▶ [Required task]: Return each line containing "that".
----- Data records
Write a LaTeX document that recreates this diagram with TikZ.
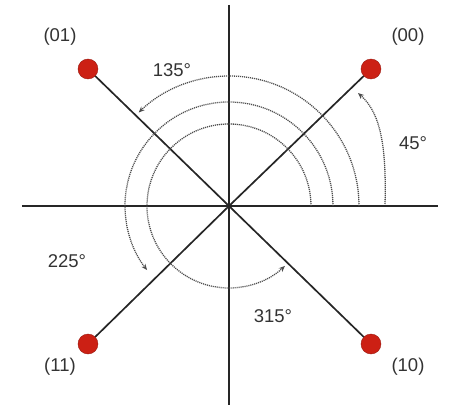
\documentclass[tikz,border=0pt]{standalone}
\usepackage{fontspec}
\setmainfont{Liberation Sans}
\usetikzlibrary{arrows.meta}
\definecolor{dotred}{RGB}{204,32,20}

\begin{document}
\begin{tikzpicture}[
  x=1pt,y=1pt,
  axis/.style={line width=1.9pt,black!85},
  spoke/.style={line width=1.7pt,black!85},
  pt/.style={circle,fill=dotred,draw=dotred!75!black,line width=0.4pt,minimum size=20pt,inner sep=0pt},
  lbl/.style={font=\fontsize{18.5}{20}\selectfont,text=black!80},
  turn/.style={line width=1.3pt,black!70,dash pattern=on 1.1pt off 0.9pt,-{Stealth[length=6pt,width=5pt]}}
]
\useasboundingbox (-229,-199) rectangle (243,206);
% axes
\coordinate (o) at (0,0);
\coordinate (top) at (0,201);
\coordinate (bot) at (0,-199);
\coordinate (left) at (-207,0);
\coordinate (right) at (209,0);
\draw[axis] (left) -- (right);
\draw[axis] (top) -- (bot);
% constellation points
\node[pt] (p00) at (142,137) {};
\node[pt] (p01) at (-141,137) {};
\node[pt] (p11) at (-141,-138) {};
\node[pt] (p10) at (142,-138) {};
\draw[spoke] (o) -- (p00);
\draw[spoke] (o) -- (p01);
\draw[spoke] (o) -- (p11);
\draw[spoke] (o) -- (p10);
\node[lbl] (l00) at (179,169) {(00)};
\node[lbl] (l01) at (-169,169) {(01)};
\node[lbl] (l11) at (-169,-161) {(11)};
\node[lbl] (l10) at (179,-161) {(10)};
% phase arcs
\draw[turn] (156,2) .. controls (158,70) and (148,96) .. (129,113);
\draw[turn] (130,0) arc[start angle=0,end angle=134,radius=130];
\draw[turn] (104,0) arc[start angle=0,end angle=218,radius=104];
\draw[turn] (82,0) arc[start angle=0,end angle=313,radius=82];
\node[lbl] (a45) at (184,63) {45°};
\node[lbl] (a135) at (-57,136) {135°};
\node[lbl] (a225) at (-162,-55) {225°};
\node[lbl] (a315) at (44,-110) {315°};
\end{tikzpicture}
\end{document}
----------
----- Data records
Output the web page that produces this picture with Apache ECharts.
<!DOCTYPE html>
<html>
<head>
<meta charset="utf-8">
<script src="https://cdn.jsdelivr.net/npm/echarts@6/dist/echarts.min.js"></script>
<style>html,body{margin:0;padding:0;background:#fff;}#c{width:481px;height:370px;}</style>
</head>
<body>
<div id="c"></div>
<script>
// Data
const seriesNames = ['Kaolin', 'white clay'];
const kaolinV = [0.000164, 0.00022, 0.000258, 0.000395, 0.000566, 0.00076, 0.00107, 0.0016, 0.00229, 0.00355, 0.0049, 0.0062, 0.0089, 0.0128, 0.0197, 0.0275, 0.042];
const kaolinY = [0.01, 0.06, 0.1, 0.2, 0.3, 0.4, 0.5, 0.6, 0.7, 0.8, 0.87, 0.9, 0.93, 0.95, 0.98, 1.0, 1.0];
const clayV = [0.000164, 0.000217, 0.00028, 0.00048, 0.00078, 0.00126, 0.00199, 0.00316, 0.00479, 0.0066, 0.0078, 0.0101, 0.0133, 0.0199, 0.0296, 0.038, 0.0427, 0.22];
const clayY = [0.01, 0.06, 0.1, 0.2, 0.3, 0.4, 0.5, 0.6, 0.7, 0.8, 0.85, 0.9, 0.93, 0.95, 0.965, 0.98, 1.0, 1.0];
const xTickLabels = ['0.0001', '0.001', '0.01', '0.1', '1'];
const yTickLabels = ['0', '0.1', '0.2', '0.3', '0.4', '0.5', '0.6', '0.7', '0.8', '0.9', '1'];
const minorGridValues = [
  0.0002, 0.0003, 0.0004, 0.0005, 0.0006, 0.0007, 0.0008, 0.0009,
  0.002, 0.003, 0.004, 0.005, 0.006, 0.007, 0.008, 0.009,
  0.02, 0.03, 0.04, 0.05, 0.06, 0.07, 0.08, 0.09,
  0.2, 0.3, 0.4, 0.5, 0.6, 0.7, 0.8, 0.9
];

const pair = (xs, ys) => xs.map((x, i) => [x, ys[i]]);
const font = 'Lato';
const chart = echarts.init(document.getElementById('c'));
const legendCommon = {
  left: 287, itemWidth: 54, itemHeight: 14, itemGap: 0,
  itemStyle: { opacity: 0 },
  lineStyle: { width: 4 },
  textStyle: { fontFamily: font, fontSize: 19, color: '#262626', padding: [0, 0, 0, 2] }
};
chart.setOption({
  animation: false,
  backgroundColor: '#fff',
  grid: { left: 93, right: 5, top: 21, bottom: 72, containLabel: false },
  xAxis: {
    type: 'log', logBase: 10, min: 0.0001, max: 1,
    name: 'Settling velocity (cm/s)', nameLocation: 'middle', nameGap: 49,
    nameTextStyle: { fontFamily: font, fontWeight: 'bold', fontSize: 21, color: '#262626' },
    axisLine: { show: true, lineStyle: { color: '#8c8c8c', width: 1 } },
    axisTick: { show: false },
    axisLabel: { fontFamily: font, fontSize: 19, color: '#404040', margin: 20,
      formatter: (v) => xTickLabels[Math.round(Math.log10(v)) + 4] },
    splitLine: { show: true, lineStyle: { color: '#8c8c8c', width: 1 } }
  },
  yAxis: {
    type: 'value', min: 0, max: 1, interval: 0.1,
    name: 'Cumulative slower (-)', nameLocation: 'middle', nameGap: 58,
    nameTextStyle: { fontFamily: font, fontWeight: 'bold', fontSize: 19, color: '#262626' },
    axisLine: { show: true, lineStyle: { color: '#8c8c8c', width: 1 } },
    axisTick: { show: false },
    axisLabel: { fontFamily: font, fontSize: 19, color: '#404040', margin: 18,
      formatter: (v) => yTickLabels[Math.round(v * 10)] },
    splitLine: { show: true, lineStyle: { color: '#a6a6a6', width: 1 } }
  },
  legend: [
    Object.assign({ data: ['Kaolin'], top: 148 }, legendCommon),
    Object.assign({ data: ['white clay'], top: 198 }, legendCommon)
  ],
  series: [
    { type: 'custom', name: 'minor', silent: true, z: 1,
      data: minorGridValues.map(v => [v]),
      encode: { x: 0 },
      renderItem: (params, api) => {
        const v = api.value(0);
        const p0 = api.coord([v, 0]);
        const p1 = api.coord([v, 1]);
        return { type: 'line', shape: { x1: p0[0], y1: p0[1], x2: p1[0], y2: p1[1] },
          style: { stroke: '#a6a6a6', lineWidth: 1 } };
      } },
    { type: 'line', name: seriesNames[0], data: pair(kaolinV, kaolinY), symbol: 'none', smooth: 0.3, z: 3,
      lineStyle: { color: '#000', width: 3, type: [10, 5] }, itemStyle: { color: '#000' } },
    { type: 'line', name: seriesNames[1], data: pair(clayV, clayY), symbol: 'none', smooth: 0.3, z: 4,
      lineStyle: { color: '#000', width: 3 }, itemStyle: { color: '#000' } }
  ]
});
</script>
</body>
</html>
----------
----- Data records
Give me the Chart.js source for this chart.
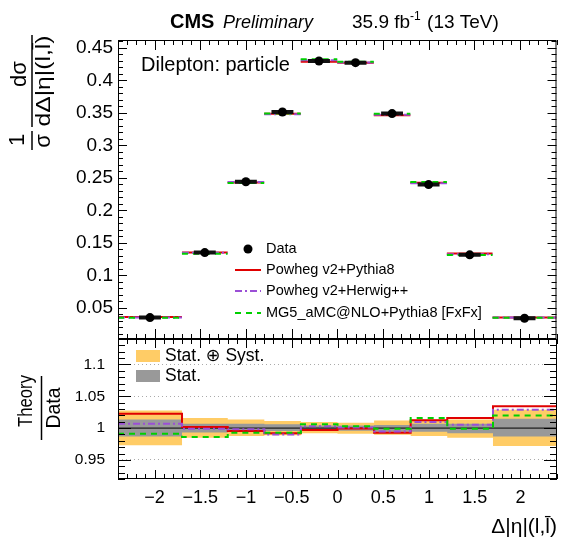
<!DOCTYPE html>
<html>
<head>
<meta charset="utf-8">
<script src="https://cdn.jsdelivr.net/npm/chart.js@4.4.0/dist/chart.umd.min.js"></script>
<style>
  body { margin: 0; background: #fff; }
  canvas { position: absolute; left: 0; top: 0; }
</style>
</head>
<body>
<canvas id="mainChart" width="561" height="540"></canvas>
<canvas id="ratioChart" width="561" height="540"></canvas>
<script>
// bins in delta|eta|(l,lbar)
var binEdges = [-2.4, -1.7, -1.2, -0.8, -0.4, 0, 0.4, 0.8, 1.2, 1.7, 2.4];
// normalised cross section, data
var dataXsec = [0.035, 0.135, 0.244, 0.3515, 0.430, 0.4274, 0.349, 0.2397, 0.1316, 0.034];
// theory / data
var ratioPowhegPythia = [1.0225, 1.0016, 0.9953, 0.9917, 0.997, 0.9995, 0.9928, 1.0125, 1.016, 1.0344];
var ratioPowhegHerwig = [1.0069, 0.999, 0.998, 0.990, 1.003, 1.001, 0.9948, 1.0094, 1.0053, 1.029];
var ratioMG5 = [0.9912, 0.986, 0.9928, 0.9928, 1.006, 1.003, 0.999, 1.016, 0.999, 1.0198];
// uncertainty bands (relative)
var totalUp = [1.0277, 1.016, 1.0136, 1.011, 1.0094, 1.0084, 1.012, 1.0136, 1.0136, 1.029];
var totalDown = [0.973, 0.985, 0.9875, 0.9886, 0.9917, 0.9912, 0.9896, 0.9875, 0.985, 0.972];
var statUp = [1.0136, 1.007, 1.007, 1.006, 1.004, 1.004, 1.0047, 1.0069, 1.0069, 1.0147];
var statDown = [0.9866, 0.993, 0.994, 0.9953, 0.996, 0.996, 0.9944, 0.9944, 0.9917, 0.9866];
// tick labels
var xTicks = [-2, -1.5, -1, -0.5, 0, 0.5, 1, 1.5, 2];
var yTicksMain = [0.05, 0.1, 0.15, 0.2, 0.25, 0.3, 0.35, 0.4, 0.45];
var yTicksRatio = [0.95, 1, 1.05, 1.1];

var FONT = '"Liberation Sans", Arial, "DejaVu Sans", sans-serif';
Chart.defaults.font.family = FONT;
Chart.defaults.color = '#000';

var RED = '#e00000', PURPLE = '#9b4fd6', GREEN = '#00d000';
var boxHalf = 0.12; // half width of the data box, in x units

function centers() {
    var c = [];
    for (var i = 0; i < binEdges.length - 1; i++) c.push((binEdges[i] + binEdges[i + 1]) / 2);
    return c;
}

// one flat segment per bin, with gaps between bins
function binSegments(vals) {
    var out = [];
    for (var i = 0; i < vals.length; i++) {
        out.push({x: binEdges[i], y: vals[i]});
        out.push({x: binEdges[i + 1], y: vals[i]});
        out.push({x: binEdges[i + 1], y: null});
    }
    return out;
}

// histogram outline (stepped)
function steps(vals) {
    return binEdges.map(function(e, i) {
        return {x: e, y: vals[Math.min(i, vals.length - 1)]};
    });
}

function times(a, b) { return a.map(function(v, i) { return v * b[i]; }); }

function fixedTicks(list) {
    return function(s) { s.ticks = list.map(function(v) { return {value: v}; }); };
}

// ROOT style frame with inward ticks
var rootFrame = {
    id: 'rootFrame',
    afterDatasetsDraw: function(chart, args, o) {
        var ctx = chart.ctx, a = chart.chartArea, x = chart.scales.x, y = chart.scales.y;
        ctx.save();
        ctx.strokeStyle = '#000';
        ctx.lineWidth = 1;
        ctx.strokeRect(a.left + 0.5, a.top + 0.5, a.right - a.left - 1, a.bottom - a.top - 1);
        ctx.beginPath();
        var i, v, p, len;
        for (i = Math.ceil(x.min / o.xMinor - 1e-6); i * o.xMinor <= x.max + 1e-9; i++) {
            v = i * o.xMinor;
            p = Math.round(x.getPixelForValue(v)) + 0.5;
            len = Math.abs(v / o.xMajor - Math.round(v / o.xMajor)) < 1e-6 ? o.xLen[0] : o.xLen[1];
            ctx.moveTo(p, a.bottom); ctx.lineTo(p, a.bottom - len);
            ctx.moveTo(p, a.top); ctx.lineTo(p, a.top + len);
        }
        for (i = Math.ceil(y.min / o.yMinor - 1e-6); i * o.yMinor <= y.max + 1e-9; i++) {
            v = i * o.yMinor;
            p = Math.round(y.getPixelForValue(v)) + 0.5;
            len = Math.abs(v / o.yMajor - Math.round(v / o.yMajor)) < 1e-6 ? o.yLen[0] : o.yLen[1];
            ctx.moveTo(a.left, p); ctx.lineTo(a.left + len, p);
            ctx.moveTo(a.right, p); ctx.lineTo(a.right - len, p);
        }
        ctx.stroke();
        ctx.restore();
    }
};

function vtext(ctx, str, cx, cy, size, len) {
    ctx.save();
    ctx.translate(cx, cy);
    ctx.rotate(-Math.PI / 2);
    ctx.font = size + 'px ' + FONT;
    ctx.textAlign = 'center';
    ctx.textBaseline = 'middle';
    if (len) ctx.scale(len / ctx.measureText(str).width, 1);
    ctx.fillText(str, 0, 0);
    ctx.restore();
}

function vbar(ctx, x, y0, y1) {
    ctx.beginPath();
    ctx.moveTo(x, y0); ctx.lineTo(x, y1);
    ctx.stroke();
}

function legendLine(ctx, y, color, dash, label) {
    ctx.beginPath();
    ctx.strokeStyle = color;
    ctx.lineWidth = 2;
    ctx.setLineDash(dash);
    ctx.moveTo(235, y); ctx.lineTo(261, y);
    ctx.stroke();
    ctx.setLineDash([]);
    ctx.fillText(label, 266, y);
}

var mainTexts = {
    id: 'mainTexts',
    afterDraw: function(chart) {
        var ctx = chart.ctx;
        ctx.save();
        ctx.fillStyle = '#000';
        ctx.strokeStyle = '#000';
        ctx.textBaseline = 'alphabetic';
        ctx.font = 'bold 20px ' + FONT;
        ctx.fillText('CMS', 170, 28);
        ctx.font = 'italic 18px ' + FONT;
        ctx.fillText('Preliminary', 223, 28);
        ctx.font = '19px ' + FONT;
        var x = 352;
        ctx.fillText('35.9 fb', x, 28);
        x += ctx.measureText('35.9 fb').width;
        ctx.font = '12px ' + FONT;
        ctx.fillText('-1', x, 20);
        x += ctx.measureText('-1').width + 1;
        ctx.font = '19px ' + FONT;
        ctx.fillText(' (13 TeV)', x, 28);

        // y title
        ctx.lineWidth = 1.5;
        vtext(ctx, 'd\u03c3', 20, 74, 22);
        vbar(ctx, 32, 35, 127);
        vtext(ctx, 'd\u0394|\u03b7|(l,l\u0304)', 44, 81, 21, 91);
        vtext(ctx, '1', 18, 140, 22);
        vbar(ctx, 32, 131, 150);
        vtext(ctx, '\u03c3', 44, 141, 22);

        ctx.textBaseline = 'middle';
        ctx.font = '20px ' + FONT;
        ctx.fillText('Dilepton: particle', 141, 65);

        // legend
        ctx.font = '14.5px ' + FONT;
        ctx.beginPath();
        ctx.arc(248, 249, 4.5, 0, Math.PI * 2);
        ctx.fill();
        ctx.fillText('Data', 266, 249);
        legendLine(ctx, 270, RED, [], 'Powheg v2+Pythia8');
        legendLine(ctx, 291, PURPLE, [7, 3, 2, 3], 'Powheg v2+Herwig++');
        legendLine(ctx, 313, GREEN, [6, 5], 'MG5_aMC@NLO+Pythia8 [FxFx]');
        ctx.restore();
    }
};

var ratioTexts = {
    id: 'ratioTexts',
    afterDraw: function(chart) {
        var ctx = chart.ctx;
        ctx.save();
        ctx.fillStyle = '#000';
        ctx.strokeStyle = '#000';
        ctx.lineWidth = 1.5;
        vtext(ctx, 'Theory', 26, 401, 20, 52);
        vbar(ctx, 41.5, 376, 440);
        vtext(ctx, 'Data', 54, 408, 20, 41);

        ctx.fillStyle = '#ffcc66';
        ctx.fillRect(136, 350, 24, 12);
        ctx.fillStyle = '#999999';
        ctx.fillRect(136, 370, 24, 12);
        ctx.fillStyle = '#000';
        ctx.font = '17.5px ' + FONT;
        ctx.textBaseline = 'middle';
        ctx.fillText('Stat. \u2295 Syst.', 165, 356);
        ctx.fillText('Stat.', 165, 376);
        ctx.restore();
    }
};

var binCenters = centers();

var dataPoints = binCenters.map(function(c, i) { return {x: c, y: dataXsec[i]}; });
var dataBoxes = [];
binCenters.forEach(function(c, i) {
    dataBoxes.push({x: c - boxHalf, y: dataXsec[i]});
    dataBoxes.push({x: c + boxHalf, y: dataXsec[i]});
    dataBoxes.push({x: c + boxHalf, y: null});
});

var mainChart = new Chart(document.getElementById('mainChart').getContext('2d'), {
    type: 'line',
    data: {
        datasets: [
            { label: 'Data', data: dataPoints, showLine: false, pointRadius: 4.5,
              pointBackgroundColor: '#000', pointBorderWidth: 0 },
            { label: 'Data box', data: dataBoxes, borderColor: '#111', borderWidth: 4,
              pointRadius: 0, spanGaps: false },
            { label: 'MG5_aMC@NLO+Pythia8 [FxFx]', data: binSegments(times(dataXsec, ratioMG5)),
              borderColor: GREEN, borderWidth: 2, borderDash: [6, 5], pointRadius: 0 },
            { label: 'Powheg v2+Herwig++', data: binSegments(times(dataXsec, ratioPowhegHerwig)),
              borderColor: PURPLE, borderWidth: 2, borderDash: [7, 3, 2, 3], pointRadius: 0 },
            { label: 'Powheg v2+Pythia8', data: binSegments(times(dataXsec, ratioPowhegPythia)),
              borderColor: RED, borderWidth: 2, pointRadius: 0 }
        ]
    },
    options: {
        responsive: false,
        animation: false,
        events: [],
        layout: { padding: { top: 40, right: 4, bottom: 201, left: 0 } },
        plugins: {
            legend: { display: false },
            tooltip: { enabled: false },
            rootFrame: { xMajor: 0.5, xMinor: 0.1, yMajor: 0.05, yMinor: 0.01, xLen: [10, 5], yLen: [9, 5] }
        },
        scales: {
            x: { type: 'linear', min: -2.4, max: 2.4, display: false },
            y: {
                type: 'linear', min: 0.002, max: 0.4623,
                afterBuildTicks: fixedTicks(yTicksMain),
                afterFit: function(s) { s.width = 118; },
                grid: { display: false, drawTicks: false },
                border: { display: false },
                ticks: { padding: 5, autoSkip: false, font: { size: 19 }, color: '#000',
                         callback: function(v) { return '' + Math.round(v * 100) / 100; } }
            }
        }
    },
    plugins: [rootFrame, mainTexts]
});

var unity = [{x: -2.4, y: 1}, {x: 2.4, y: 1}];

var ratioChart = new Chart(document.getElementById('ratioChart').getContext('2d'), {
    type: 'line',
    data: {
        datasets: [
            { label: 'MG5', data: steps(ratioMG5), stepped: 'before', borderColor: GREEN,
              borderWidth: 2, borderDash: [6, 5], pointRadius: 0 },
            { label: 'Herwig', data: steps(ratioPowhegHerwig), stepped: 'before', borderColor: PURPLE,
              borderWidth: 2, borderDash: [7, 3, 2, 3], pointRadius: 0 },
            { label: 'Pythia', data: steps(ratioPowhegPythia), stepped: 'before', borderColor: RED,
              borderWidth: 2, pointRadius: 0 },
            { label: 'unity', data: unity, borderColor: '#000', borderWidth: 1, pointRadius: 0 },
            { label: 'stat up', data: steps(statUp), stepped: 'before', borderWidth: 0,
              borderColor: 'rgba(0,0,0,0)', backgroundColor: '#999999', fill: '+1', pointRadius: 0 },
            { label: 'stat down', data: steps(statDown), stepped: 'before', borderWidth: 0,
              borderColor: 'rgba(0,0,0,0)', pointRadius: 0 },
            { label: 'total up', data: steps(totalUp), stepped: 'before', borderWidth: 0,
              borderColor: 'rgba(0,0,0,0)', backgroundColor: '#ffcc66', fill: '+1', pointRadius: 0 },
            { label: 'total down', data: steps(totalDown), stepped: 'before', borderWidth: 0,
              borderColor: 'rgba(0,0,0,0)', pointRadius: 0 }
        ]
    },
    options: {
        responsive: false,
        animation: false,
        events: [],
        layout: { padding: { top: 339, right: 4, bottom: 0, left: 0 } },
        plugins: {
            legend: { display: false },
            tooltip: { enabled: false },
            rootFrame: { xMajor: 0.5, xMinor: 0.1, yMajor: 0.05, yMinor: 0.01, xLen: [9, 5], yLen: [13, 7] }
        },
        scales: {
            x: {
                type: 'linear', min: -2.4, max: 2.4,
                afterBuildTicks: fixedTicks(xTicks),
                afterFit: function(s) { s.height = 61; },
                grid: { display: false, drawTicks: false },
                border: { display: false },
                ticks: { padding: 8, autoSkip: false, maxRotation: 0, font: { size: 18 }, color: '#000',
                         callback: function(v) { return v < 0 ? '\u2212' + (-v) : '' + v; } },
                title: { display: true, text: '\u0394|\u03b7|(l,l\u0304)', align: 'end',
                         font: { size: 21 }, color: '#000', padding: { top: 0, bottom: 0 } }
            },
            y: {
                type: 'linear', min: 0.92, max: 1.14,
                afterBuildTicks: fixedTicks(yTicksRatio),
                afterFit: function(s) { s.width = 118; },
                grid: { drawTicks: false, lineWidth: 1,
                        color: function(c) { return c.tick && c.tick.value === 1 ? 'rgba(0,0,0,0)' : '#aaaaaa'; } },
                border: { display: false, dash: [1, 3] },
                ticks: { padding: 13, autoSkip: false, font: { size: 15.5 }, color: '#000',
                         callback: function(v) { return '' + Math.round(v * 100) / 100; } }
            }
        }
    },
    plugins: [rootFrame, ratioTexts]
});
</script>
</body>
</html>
----------
▶ [Output]:
Write a LaTeX document that recreates this diagram with TikZ.
Output the web page that produces this picture with Apache ECharts.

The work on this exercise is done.